### Input rows
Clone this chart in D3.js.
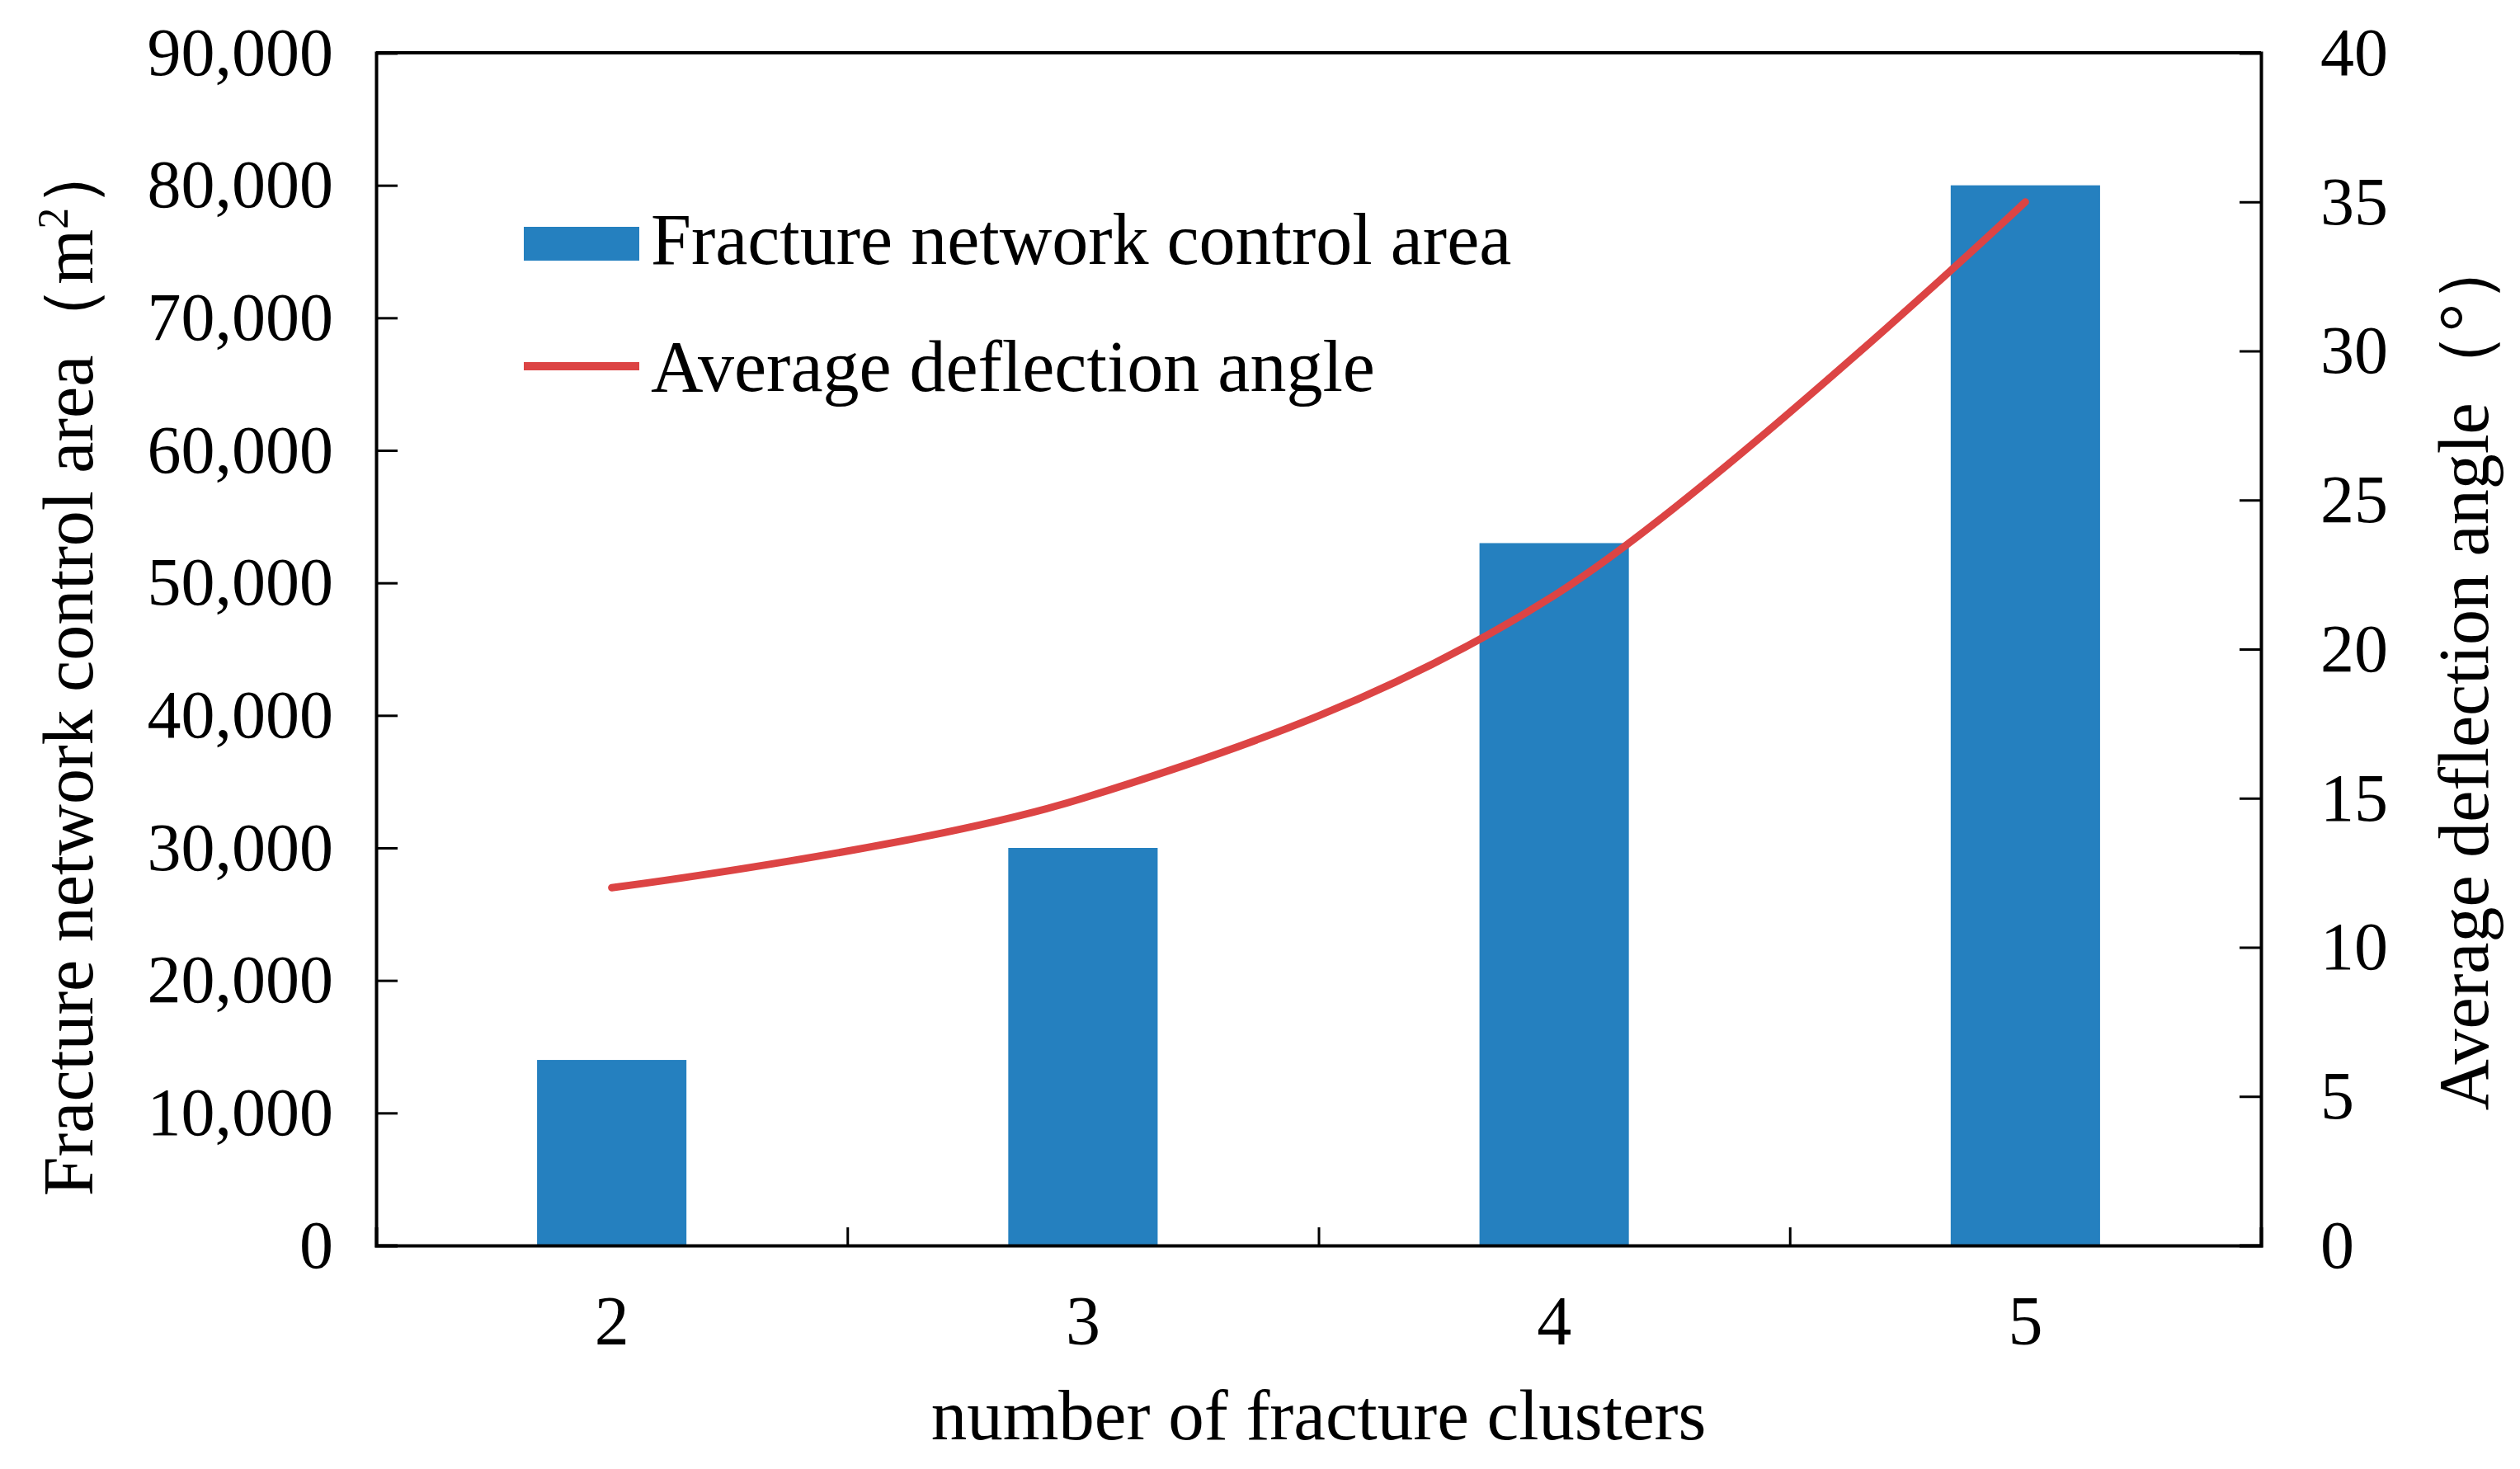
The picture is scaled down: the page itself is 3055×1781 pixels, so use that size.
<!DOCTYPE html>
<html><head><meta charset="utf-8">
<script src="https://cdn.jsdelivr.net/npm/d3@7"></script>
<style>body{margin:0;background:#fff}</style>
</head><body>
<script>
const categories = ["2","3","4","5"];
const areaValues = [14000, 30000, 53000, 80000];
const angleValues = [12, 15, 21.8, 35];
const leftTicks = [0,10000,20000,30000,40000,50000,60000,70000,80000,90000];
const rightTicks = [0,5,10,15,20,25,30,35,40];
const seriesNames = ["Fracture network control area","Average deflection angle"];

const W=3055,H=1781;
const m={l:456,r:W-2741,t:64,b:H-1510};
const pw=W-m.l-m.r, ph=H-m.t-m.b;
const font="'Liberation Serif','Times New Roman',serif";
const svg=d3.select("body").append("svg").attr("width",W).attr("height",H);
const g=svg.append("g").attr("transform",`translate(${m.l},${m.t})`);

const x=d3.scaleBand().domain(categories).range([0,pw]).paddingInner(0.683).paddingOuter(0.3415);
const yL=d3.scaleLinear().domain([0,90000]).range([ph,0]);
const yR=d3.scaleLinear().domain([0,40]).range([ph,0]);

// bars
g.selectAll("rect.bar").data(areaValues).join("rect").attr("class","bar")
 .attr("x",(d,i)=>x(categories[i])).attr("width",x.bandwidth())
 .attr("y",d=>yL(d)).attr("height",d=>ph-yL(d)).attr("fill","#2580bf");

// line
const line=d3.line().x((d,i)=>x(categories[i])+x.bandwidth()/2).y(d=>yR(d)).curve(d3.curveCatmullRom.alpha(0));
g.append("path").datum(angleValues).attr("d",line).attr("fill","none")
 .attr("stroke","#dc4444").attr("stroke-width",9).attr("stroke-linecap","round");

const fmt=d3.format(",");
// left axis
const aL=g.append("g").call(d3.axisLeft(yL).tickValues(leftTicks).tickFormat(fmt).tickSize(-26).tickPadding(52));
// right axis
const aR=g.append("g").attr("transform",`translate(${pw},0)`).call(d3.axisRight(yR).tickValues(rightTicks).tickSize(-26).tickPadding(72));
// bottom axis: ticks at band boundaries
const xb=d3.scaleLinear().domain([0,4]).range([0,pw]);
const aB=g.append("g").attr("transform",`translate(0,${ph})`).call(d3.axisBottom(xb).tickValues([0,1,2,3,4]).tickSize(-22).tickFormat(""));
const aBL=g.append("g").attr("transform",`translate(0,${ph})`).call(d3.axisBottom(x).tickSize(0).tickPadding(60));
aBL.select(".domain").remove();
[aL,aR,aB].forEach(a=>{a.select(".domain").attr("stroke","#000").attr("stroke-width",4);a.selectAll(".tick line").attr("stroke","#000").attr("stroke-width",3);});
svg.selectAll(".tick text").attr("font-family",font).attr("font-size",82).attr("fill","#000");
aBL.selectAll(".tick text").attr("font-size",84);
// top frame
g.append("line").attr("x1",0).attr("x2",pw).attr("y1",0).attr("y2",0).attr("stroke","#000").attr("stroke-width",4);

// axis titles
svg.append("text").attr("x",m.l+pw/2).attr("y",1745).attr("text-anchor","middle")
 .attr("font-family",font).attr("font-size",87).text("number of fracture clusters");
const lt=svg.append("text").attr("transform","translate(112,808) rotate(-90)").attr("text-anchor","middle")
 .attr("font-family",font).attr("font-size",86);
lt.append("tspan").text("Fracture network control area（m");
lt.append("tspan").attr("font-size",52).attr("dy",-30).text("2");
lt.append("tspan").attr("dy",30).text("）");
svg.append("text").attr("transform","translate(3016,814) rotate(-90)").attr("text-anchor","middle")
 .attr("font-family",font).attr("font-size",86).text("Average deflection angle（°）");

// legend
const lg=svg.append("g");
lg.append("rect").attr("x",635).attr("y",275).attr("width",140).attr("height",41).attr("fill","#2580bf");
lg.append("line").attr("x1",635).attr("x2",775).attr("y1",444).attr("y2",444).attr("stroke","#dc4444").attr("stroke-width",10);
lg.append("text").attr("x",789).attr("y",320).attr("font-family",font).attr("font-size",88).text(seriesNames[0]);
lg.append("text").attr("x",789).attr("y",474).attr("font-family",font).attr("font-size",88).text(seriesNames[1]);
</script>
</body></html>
######
### Input rows
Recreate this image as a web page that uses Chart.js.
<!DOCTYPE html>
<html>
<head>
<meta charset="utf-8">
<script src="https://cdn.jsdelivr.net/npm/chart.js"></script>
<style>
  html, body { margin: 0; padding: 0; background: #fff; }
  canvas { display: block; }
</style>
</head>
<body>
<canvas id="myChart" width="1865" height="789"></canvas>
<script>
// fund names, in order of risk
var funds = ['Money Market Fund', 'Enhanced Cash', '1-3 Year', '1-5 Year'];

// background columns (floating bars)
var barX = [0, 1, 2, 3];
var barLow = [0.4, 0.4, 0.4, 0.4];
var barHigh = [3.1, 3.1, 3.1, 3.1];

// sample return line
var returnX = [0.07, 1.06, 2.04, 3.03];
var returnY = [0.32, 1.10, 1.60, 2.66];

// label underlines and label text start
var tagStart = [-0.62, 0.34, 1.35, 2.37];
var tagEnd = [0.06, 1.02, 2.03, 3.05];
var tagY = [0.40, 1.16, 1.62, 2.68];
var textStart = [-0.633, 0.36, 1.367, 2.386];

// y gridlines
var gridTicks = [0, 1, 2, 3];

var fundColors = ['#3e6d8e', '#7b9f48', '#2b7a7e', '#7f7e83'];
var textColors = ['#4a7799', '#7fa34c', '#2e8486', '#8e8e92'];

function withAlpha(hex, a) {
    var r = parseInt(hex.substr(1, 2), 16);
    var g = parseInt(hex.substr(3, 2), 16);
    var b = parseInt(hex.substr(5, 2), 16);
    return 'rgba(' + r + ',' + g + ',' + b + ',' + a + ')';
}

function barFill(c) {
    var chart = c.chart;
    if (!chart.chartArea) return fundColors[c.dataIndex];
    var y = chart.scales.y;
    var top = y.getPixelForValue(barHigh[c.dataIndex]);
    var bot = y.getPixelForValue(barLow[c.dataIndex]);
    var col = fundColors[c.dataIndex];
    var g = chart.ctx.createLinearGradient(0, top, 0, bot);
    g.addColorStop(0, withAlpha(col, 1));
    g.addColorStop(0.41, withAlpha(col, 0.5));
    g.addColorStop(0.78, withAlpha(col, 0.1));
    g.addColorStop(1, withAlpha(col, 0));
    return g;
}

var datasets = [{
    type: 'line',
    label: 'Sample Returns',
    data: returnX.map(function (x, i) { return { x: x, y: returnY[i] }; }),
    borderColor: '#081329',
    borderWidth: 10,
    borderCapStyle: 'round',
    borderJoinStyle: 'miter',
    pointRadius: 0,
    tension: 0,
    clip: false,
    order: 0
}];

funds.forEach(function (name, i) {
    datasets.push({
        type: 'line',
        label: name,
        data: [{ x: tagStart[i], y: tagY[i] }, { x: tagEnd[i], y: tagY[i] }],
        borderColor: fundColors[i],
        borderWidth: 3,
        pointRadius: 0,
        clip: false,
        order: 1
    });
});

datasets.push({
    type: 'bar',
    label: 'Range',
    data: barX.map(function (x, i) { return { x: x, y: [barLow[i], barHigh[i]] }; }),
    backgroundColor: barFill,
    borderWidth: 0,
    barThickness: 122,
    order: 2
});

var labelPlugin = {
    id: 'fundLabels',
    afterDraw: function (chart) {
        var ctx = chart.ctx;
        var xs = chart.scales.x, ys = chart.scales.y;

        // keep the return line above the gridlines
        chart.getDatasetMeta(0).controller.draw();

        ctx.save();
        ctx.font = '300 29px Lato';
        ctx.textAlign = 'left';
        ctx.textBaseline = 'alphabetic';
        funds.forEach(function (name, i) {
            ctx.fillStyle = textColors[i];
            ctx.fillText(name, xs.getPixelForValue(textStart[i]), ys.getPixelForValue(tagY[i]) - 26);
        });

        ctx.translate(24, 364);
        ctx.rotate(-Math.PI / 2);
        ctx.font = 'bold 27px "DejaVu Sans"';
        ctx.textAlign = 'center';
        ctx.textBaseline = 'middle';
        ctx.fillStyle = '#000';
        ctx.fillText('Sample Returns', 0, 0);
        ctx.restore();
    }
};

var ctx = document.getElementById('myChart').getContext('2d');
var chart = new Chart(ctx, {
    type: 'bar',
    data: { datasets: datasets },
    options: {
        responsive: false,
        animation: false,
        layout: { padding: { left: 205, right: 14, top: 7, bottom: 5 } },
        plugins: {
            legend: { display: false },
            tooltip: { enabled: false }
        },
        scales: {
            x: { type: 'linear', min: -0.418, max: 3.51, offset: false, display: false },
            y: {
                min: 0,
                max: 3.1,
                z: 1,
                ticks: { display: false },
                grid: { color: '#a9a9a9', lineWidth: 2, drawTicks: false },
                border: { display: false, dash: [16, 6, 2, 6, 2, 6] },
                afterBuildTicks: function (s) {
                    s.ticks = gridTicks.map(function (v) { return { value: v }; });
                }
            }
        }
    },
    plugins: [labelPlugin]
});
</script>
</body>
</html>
######
What to work on: Each line of the material that holds the string "this" counts once; give the total alone.

Solved problem: 2